* Objective: The lines from the top of the material through the line with "(0,0) rectangle (1302,497);" are to be set down exactly. Leave the pictures out.

☆ ☆ ☆ ☆ ☆

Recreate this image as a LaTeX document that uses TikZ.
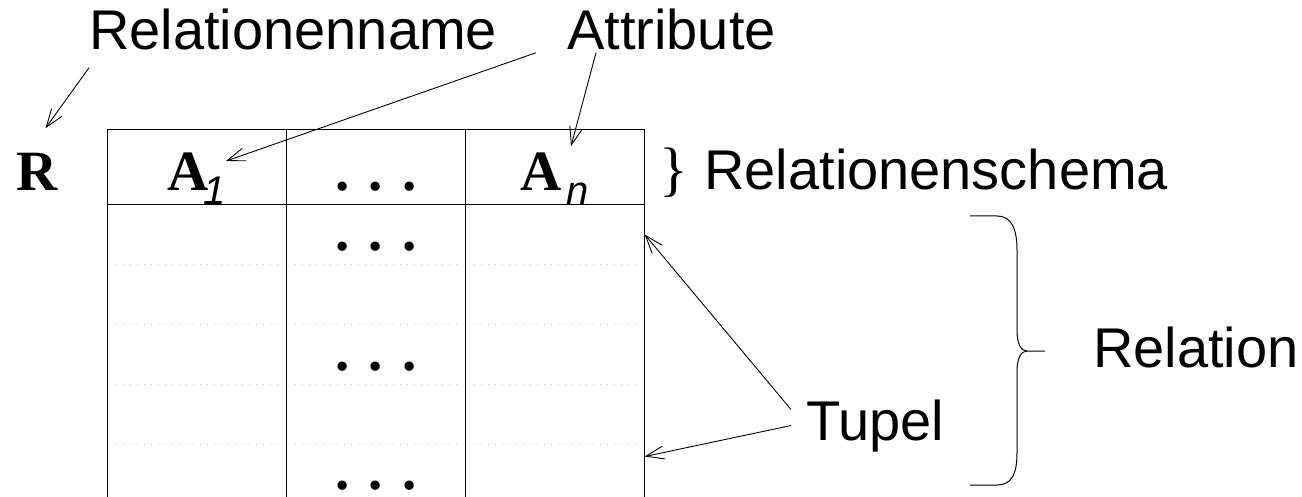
\documentclass[tikz,border=0pt]{standalone}
\usepackage{fontspec}
\setmainfont{Liberation Serif}
\setsansfont{Liberation Sans}
\usetikzlibrary{matrix,positioning,arrows.meta}

\newcommand{\capfont}{\sffamily\fontsize{56pt}{60pt}\selectfont}
\newcommand{\attrfont}{\rmfamily\bfseries\fontsize{57pt}{60pt}\selectfont}
\newcommand{\subfont}{\sffamily\mdseries\itshape\fontsize{40pt}{44pt}\selectfont}

\begin{document}
\begin{tikzpicture}[x=1pt, y=-1pt,
    frame/.style={line width=1.1pt},
    rowline/.style={gray!50, line width=1pt, dash pattern=on 1pt off 6pt},
    pointer/.style={-{Straight Barb[length=18pt,width=13pt]}, line width=0.9pt},
    captiontext/.style={font=\capfont, inner sep=0pt}
]
    \useasboundingbox (0,0) rectangle (1302,497);

    \matrix (relation table) [matrix of nodes, nodes in empty cells,
        nodes={minimum width=179pt, minimum height=60pt, inner sep=0pt,
            text height=32pt, text depth=0pt, anchor=center, font=\attrfont},
        row 1/.style={nodes={minimum height=75pt, text height=47pt}},
        row 6/.style={nodes={minimum height=56pt, text height=34pt}},
        column sep=0pt, row sep=0pt,
        anchor=north west
    ] at (104,126) {
        A\raisebox{-14pt}{\subfont\kern-5pt 1} & . . . & A\raisebox{-14pt}{\subfont\kern5pt n} \\
        & . . . & \\
        & & \\
        & . . . & \\
        & & \\
        & . . . & \\
    };

    \draw[frame] (relation table-1-1.north west) -- (relation table-1-3.north east);
    \draw[frame] (relation table-1-1.south west) -- (relation table-1-3.south east);
    \draw[frame] (relation table-1-1.north west) -- (relation table-6-1.south west);
    \foreach \c in {1,2,3}
        \draw[frame] (relation table-1-\c.north east) -- (relation table-6-\c.south east);

    \foreach \r in {2,...,5}
        \foreach \c in {1,2,3}
            \draw[rowline] ([xshift=9pt]relation table-\r-\c.south west) -- ([xshift=-7pt]relation table-\r-\c.south east);

    \node[font=\attrfont, inner sep=0pt, left=49pt of relation table-1-1.west, yshift=-5pt] (rel sym) {R};
    \node[captiontext, anchor=base west] (rel name) at (89,50) {Relationenname};
    \node[captiontext, anchor=base west] (attr name) at (567,50) {Attribute};
    \node[captiontext, right=15pt of relation table-1-3.east, yshift=-6pt] (schema name)
        {{\rmfamily\fontsize{60pt}{60pt}\selectfont\}} Relationenschema};
    \node[captiontext, anchor=base west] (tuple name) at (806,440) {Tupel};
    \node[captiontext, anchor=base west] (relation name) at (1093,367) {Relation};

    \draw[pointer] ([yshift=-17pt]rel name.south west) -- ([xshift=8pt,yshift=25pt]rel sym.north);
    \draw[pointer] ([xshift=-31pt,yshift=-2pt]attr name.south west) -- ([xshift=29pt,yshift=6pt]relation table-1-1.center);
    \draw[pointer] ([xshift=29pt,yshift=-2pt]attr name.south west) -- ([xshift=16pt,yshift=21pt]relation table-1-3.center);
    \draw[pointer] ([xshift=-15pt,yshift=16pt]tuple name.west) -- (relation table-2-3.east);
    \draw[pointer] ([xshift=-15pt]tuple name.west) -- ([yshift=16pt]relation table-6-3.east);

    % Klammer um die Tupel
    \draw[line width=1pt] (970,216) -- (997,216) .. controls (1011,216) and (1017,228) .. (1017,250)
        -- (1017,330) .. controls (1017,344) and (1021,351) .. (1027,351)
        .. controls (1021,351) and (1017,358) .. (1017,372) -- (1017,453)
        .. controls (1017,475) and (1011,485) .. (997,485) -- (970,485)
        (1027,351) -- (1045,351);
\end{tikzpicture}
\end{document}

☆ ☆ ☆ ☆ ☆

* Written solution:
Recreate this image as a LaTeX document that uses TikZ.
\documentclass[tikz,border=0pt]{standalone}
\usepackage{fontspec}
\setmainfont{Liberation Serif}
\setsansfont{Liberation Sans}
\usetikzlibrary{matrix,positioning,arrows.meta}

\newcommand{\capfont}{\sffamily\fontsize{56pt}{60pt}\selectfont}
\newcommand{\attrfont}{\rmfamily\bfseries\fontsize{57pt}{60pt}\selectfont}
\newcommand{\subfont}{\sffamily\mdseries\itshape\fontsize{40pt}{44pt}\selectfont}

\begin{document}
\begin{tikzpicture}[x=1pt, y=-1pt,
    frame/.style={line width=1.1pt},
    rowline/.style={gray!50, line width=1pt, dash pattern=on 1pt off 6pt},
    pointer/.style={-{Straight Barb[length=18pt,width=13pt]}, line width=0.9pt},
    captiontext/.style={font=\capfont, inner sep=0pt}
]
    \useasboundingbox (0,0) rectangle (1302,497);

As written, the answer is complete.